# Looking for some private RP



## WendigoNasty (Mar 23, 2017)

Im looking for some private, kink RP.  I have a few prompts on my usual FA (www.furaffinity.net: RP PROMPTS by WendigoNasty so feel free to look there and see if anything catches your interest!

I am in the mood for shorter RPs and would really like something NSFW (through notes of course).

My kinks are:
Breeding
Oviposition/egg-laying
Non-con/dub-con
Cross dressing
Pet play (especially Pony Play)
Fem Dom
Bondage (heavy to light)
Gay
Straight
Slave/Master
Medical Kink

Things I will try:
Vore
Lesbian
TF

Things I will not do:
Feet
Extreme gore
Vomit/piss/scat/any other bodily fluid
Pedophilia/anything with a character under 18
Beastiality (Ferals that are sentient and able to give consent are an exception)

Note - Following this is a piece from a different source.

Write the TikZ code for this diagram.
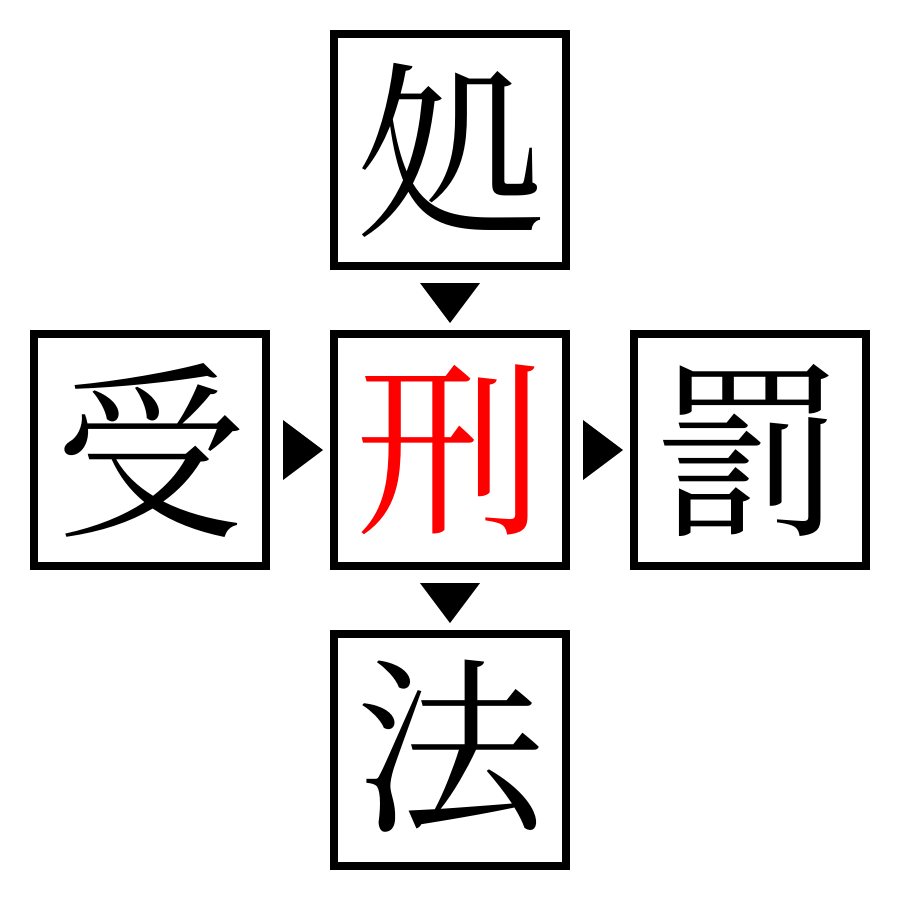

Contact me via PM, please <3


----------



## Vorelover467 (Mar 26, 2017)

I have a couple of female oc's you can meet. I do vore however many of my oc's are under 18.


----------



## oprettyoppossum (Mar 27, 2017)

My Priscilla (featured in icon) is a kink dump of all that and then some and I'm definitely looking to expand her character through rp


----------



## Vorelover467 (Mar 27, 2017)

oprettyoppossum said:


> My Priscilla (featured in icon) is a kink dump of all that and then some and I'm definitely looking to expand her character through rp


What kinks you won't do?


----------



## oprettyoppossum (Mar 28, 2017)

Vorelover467 said:


> What kinks you won't do?


I'd probably rp anything really and play it by ear with what im comfy with tbh I have thick skin


----------



## Vorelover467 (Mar 28, 2017)

oprettyoppossum said:


> I'd probably rp anything really and play it by ear with what im comfy with tbh I have thick skin


So what about vore?


----------



## Thesinkid (Apr 2, 2017)

Would you be willing to do non vore related micro/macro?


----------